À 20 h, Roger Gicquel demeure l'homme de confiance, le visiteur du soir dont on croit les informations parce qu'« il fait sérieux ». Roger Gicquel peut tester cette confiance : un soir de mars, il demande aux Français d'éteindre les lumières inutiles de leur logement. En moins de dix minutes, les cadrans de l'EDF accusent une baisse de consommation égale à la consommation électrique de la ville de Nancy...

Le film du dimanche soir bat son plein, celui du lundi aussi. Le mardi soir, TF1 diffuse des documentaires, parmi lesquels L'histoire de l'aviation ressemble à une réussite ; le mercredi, une dramatique : on retient plutôt les productions en plusieurs épisodes comme Adios, d'après Kleber Haedens, ou La maison des autres, d'après Bernard Clavel. Le jeudi est consacré à l'Événement, l'émission d'information animée par Julien Besançon. Des événements certes, il s'en produit sur le plateau lorsque Georges Marchais, le secrétaire du PCF, rencontre Jean-Pierre Fourcade, ministre de l'Industrie, et que Raymond Barre affronte François Mitterrand pendant près de deux heures, le 12 mai. Ce soir-là, près de 28 millions de téléspectateurs suivent le débat.

Le samedi reste enfin le terrain des variétés, en général, et spécialement le territoire particulier de Gilbert et Maritie Carpentier.

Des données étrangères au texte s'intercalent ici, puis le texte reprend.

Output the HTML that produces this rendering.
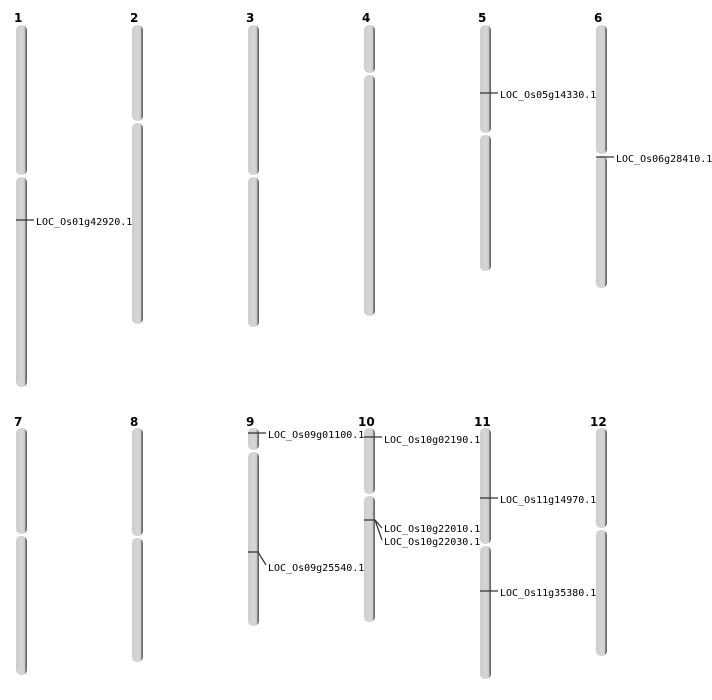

Deux productions moins spectaculaires voient doucement mais sûrement grimper leur indice d'écoute, deux émissions d'informations pratiques, axées sur la défense de la qualité de la vie, de l'environnement et de la consommation : Une minute pour les femmes, d'Éliane Victor, présentée par Anne-Marie Peysson fête sa 500e le 22 mai ; alors que, de son côté, À la bonne heure, de Jean-Pierre Guérin et Philippe Sainteny, présentée par Annick Beauchamp, suscite des débats salutaires sur tout ce qui fait la vie quotidienne. Ce qui ne plait pas à tous les producteurs de produits ménagers et responsables de services divers et organismes administratifs. En fin de compte, sur cette chaîne tranquille, ce sont les émissions de service qui font le plus de bruit.

A2

Antenne 2 se spécialise, par contre, dans l'anecdote et le coup de théâtre. Marcel Jullian et ses proches s'étaient donné pour devise : imagination et improvisation. Cette chaîne sympathique connaît pourtant bien des ennuis. Après des fêtes de fin d'année laborieuses, la direction de l'information change pour la quatrième fois de titulaire : Jean-Pierre Elkabbach prend, le 12 janvier, la place de Charles Baudinat. Il s'agit d'un retour pour ce professionnel écarté du petit écran au moment de la réforme (ce qui ne l'a pas empêché d'être le grand vainqueur de l'information de France-Inter avec Treize-quatorze). C'est du reste avec ses lieutenants qu'il monte à l'assaut : Louis Bériot, Jean-Claude Mangeot, Georges Bégou. Annoncé en fanfare, le nouveau journal de l'A2, dans une réalisation éclatée de Raoul Sangla, ne suscite que quelque temps la curiosité des téléspectateurs. Sa nouveauté n'entame guère l'écoute de TF 1 et ne parvient pas à dépasser les tensions internes de la rédaction.